• Task goal
Begin with the first line of the material and write out each line exactly, ending with the line that contains "6.8e-2, 5.6e-2, 1.95e-2]". Pictures are not part of the copy.

• Data
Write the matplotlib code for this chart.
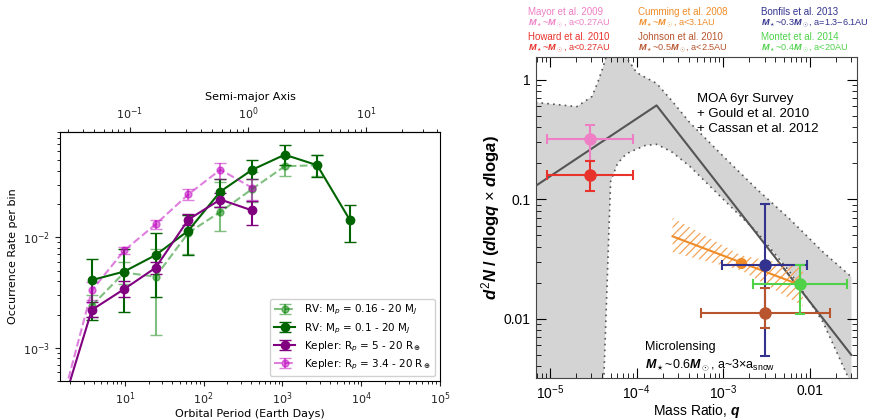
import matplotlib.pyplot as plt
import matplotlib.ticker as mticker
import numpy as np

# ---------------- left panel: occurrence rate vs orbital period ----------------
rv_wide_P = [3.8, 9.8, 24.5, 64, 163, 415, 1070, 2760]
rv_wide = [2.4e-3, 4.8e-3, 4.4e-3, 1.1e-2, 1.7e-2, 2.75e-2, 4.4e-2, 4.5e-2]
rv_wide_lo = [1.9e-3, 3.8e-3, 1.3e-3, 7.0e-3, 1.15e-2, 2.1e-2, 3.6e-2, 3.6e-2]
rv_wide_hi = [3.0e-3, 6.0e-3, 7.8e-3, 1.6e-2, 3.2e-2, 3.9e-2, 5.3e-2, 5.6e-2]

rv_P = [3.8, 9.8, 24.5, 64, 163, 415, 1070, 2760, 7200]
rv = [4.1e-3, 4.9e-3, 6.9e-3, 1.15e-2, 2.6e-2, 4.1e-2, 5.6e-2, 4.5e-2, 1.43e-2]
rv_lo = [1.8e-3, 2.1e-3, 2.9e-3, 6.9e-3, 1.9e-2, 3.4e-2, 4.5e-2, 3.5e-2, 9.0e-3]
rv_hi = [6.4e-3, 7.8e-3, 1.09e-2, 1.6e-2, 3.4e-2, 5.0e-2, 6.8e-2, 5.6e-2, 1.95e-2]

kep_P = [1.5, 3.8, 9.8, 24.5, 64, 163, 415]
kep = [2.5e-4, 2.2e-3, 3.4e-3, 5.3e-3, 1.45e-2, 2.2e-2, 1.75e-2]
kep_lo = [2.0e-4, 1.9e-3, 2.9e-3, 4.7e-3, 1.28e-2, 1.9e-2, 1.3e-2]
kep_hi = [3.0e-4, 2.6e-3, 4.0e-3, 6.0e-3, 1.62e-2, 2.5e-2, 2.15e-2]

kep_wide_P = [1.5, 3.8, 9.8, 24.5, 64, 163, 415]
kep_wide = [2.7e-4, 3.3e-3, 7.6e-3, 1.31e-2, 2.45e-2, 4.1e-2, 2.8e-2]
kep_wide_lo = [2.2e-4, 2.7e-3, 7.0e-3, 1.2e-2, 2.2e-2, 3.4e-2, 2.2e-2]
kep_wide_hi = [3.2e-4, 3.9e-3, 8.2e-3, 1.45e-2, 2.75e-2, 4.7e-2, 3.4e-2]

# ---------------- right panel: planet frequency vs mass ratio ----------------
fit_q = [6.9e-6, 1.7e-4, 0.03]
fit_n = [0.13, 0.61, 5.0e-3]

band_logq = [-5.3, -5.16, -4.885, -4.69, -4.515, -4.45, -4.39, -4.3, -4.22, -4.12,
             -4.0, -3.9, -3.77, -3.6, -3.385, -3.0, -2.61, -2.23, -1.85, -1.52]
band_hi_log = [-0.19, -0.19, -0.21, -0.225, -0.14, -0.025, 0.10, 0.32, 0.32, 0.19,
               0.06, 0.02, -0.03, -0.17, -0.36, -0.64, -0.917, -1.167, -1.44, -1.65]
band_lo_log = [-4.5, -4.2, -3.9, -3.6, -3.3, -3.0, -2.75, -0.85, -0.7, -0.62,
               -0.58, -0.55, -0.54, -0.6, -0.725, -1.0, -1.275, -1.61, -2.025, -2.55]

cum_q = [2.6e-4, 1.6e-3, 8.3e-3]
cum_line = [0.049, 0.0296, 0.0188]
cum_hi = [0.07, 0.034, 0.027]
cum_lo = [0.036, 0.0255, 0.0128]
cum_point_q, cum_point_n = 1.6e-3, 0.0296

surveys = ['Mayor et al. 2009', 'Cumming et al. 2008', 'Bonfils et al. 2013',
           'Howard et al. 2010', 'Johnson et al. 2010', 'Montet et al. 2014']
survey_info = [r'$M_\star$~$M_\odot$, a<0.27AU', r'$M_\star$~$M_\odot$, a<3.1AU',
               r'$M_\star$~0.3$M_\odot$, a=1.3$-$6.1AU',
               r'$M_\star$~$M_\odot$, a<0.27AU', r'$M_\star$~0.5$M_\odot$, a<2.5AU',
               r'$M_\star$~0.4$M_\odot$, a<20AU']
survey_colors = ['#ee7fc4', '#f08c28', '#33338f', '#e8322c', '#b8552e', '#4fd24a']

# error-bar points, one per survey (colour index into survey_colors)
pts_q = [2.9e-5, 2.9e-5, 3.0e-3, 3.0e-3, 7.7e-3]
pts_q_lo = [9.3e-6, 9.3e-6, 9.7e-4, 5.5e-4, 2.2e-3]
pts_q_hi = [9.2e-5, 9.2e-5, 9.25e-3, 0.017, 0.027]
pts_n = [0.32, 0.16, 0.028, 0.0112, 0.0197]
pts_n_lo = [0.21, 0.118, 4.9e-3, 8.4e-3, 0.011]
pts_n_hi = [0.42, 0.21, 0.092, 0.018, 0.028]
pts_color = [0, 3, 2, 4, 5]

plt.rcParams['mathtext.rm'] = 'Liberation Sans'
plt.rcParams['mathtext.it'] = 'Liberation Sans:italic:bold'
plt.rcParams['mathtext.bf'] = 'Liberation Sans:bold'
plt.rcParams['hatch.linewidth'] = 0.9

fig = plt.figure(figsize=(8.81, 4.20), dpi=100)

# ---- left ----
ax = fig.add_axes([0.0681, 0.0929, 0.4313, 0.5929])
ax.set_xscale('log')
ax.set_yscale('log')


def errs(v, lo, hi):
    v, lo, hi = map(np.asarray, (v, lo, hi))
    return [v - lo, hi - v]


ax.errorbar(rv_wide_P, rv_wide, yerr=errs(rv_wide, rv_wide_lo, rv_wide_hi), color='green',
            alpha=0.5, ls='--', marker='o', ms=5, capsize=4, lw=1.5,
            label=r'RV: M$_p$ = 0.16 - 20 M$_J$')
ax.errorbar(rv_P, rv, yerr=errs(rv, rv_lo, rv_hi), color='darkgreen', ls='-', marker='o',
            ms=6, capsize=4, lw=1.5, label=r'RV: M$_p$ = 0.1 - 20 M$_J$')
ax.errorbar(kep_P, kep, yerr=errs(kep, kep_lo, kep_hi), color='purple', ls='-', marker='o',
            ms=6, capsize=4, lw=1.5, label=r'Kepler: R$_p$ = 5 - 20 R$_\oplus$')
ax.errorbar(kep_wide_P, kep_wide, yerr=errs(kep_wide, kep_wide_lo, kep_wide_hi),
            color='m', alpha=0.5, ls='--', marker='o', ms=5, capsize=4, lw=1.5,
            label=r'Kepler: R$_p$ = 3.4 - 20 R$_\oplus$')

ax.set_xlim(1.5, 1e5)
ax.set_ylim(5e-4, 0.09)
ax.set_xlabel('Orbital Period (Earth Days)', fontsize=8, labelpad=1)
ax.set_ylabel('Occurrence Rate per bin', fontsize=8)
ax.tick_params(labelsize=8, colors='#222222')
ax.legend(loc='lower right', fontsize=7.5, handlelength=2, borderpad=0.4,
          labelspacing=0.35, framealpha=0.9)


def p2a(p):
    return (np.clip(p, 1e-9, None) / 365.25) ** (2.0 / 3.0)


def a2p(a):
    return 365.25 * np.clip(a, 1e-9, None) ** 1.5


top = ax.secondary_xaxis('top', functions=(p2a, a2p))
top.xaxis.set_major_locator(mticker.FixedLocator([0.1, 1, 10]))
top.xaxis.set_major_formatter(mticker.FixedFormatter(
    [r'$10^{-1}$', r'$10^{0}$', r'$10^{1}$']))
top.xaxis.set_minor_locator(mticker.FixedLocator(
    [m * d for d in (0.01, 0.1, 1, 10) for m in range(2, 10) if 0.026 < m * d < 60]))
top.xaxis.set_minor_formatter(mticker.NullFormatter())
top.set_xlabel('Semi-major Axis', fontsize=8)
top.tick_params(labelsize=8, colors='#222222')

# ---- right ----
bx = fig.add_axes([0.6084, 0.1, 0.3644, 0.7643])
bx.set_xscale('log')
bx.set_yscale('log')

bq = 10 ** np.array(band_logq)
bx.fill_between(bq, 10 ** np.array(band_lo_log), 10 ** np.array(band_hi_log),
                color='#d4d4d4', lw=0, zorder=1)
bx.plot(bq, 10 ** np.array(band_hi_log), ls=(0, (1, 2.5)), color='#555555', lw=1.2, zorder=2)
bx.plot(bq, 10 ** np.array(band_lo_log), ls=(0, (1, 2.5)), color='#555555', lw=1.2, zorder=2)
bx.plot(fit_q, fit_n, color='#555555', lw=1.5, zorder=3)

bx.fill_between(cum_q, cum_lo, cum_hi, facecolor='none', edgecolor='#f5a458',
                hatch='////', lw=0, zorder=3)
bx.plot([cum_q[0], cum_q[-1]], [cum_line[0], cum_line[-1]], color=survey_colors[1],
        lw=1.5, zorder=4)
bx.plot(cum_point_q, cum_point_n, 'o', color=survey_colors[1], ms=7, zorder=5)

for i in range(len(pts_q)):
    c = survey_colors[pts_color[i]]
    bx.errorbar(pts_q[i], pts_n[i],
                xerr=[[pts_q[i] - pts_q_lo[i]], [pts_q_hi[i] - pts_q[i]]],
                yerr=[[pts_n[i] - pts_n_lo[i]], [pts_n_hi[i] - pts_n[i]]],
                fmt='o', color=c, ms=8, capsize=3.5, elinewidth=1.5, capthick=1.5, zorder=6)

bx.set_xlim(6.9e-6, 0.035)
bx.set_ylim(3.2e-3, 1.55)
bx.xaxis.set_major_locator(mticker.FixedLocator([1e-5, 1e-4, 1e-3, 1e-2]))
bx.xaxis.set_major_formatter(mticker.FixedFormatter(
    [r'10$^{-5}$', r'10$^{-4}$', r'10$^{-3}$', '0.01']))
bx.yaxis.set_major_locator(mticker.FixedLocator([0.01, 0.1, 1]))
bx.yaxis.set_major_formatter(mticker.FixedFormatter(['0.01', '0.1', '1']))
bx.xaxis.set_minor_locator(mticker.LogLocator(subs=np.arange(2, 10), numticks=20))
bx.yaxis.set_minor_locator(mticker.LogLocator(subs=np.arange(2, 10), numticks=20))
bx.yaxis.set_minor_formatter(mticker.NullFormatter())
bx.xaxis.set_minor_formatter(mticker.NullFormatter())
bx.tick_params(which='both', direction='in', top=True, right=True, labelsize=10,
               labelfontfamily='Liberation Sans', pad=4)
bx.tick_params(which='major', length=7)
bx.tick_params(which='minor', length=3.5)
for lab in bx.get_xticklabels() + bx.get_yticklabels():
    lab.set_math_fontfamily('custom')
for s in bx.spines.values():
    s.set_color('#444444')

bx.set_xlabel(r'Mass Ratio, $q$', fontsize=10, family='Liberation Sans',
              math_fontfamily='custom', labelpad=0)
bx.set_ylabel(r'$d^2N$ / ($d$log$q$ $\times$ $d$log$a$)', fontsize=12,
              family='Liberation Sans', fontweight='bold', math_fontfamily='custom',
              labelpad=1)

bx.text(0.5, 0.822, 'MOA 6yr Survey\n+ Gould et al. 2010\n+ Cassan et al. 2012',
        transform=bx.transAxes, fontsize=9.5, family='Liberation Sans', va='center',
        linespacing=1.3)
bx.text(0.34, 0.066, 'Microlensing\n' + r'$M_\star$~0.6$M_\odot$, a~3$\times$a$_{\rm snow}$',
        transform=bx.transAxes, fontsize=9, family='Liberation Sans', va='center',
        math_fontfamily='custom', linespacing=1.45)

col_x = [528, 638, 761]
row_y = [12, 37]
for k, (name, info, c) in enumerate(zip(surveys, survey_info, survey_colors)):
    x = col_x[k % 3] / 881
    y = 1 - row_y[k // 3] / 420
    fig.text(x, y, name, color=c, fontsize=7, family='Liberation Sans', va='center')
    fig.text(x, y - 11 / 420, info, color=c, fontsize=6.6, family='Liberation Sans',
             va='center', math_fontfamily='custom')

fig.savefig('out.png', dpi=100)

• Final answer
Write the matplotlib code for this chart.
import matplotlib.pyplot as plt
import matplotlib.ticker as mticker
import numpy as np

# ---------------- left panel: occurrence rate vs orbital period ----------------
rv_wide_P = [3.8, 9.8, 24.5, 64, 163, 415, 1070, 2760]
rv_wide = [2.4e-3, 4.8e-3, 4.4e-3, 1.1e-2, 1.7e-2, 2.75e-2, 4.4e-2, 4.5e-2]
rv_wide_lo = [1.9e-3, 3.8e-3, 1.3e-3, 7.0e-3, 1.15e-2, 2.1e-2, 3.6e-2, 3.6e-2]
rv_wide_hi = [3.0e-3, 6.0e-3, 7.8e-3, 1.6e-2, 3.2e-2, 3.9e-2, 5.3e-2, 5.6e-2]

rv_P = [3.8, 9.8, 24.5, 64, 163, 415, 1070, 2760, 7200]
rv = [4.1e-3, 4.9e-3, 6.9e-3, 1.15e-2, 2.6e-2, 4.1e-2, 5.6e-2, 4.5e-2, 1.43e-2]
rv_lo = [1.8e-3, 2.1e-3, 2.9e-3, 6.9e-3, 1.9e-2, 3.4e-2, 4.5e-2, 3.5e-2, 9.0e-3]
rv_hi = [6.4e-3, 7.8e-3, 1.09e-2, 1.6e-2, 3.4e-2, 5.0e-2, 6.8e-2, 5.6e-2, 1.95e-2]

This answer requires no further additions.